## SOURCE DATA
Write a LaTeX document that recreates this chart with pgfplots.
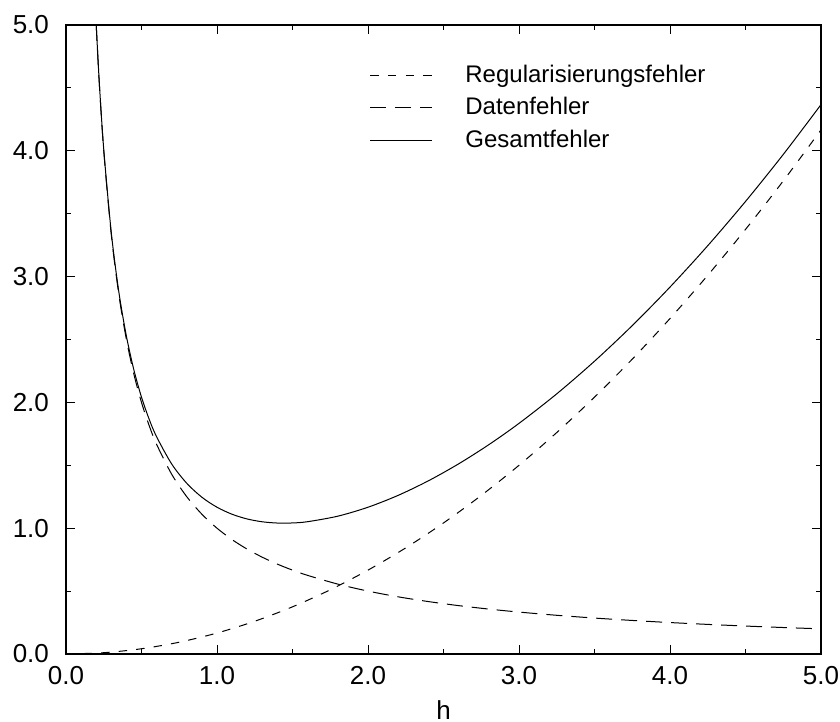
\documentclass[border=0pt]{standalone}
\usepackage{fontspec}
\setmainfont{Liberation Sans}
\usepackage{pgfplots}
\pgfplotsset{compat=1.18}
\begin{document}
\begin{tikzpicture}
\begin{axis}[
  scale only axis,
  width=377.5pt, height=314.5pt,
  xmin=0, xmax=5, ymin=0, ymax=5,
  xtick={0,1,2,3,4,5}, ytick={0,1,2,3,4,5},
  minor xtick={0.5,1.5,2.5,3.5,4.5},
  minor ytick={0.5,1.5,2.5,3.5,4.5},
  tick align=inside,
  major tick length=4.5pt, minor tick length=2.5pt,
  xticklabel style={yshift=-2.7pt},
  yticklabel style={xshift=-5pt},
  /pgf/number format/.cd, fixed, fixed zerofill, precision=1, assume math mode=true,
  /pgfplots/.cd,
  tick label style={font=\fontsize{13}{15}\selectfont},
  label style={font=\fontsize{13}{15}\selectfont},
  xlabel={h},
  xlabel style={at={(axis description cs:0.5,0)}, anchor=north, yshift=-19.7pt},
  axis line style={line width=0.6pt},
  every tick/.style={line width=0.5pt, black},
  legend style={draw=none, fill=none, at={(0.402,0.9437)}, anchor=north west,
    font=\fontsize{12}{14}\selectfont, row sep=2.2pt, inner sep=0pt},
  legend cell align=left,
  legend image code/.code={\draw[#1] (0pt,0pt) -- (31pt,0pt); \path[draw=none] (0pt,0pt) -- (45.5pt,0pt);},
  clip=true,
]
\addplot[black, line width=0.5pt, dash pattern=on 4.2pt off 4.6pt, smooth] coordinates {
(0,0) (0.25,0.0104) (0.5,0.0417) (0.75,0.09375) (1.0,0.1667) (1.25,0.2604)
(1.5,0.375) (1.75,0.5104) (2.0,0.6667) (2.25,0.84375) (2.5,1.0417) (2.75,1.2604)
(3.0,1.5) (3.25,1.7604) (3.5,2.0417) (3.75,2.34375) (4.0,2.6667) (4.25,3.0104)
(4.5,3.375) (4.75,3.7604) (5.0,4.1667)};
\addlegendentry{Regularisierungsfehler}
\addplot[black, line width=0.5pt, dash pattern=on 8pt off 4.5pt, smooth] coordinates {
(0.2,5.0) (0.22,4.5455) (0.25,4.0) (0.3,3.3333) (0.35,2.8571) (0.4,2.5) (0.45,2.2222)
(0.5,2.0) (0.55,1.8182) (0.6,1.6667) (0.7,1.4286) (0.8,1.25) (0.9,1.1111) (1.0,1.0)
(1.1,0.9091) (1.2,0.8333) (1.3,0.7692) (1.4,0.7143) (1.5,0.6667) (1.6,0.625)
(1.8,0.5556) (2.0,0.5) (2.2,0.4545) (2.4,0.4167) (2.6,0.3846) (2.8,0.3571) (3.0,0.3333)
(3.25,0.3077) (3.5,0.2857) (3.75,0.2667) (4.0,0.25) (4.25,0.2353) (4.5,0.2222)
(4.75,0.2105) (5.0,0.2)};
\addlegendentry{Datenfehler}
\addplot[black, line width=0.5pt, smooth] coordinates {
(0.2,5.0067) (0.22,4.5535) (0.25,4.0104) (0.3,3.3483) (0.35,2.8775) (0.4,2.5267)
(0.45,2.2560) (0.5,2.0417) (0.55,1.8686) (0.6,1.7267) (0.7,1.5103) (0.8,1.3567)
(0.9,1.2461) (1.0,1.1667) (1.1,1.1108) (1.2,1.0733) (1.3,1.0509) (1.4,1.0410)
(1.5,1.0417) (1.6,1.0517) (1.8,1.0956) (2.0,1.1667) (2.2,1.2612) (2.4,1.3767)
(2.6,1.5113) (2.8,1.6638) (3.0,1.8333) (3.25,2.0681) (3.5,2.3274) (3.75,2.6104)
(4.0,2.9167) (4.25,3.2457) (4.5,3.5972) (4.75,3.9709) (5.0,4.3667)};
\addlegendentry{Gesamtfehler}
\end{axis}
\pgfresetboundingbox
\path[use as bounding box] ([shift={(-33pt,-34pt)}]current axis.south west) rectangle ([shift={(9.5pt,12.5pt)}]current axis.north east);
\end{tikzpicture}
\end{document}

## WHAT IS BEING ASKED
Reproduce each line exactly as it appears, omitting the pictures.

## CORRECT OUTPUT
Write a LaTeX document that recreates this chart with pgfplots.
\documentclass[border=0pt]{standalone}
\usepackage{fontspec}
\setmainfont{Liberation Sans}
\usepackage{pgfplots}
\pgfplotsset{compat=1.18}
\begin{document}
\begin{tikzpicture}
\begin{axis}[
  scale only axis,
  width=377.5pt, height=314.5pt,
  xmin=0, xmax=5, ymin=0, ymax=5,
  xtick={0,1,2,3,4,5}, ytick={0,1,2,3,4,5},
  minor xtick={0.5,1.5,2.5,3.5,4.5},
  minor ytick={0.5,1.5,2.5,3.5,4.5},
  tick align=inside,
  major tick length=4.5pt, minor tick length=2.5pt,
  xticklabel style={yshift=-2.7pt},
  yticklabel style={xshift=-5pt},
  /pgf/number format/.cd, fixed, fixed zerofill, precision=1, assume math mode=true,
  /pgfplots/.cd,
  tick label style={font=\fontsize{13}{15}\selectfont},
  label style={font=\fontsize{13}{15}\selectfont},
  xlabel={h},
  xlabel style={at={(axis description cs:0.5,0)}, anchor=north, yshift=-19.7pt},
  axis line style={line width=0.6pt},
  every tick/.style={line width=0.5pt, black},
  legend style={draw=none, fill=none, at={(0.402,0.9437)}, anchor=north west,
    font=\fontsize{12}{14}\selectfont, row sep=2.2pt, inner sep=0pt},
  legend cell align=left,
  legend image code/.code={\draw[#1] (0pt,0pt) -- (31pt,0pt); \path[draw=none] (0pt,0pt) -- (45.5pt,0pt);},
  clip=true,
]
\addplot[black, line width=0.5pt, dash pattern=on 4.2pt off 4.6pt, smooth] coordinates {
(0,0) (0.25,0.0104) (0.5,0.0417) (0.75,0.09375) (1.0,0.1667) (1.25,0.2604)
(1.5,0.375) (1.75,0.5104) (2.0,0.6667) (2.25,0.84375) (2.5,1.0417) (2.75,1.2604)
(3.0,1.5) (3.25,1.7604) (3.5,2.0417) (3.75,2.34375) (4.0,2.6667) (4.25,3.0104)
(4.5,3.375) (4.75,3.7604) (5.0,4.1667)};
\addlegendentry{Regularisierungsfehler}
\addplot[black, line width=0.5pt, dash pattern=on 8pt off 4.5pt, smooth] coordinates {
(0.2,5.0) (0.22,4.5455) (0.25,4.0) (0.3,3.3333) (0.35,2.8571) (0.4,2.5) (0.45,2.2222)
(0.5,2.0) (0.55,1.8182) (0.6,1.6667) (0.7,1.4286) (0.8,1.25) (0.9,1.1111) (1.0,1.0)
(1.1,0.9091) (1.2,0.8333) (1.3,0.7692) (1.4,0.7143) (1.5,0.6667) (1.6,0.625)
(1.8,0.5556) (2.0,0.5) (2.2,0.4545) (2.4,0.4167) (2.6,0.3846) (2.8,0.3571) (3.0,0.3333)
(3.25,0.3077) (3.5,0.2857) (3.75,0.2667) (4.0,0.25) (4.25,0.2353) (4.5,0.2222)
(4.75,0.2105) (5.0,0.2)};
\addlegendentry{Datenfehler}
\addplot[black, line width=0.5pt, smooth] coordinates {
(0.2,5.0067) (0.22,4.5535) (0.25,4.0104) (0.3,3.3483) (0.35,2.8775) (0.4,2.5267)
(0.45,2.2560) (0.5,2.0417) (0.55,1.8686) (0.6,1.7267) (0.7,1.5103) (0.8,1.3567)
(0.9,1.2461) (1.0,1.1667) (1.1,1.1108) (1.2,1.0733) (1.3,1.0509) (1.4,1.0410)
(1.5,1.0417) (1.6,1.0517) (1.8,1.0956) (2.0,1.1667) (2.2,1.2612) (2.4,1.3767)
(2.6,1.5113) (2.8,1.6638) (3.0,1.8333) (3.25,2.0681) (3.5,2.3274) (3.75,2.6104)
(4.0,2.9167) (4.25,3.2457) (4.5,3.5972) (4.75,3.9709) (5.0,4.3667)};
\addlegendentry{Gesamtfehler}
\end{axis}
\pgfresetboundingbox
\path[use as bounding box] ([shift={(-33pt,-34pt)}]current axis.south west) rectangle ([shift={(9.5pt,12.5pt)}]current axis.north east);
\end{tikzpicture}
\end{document}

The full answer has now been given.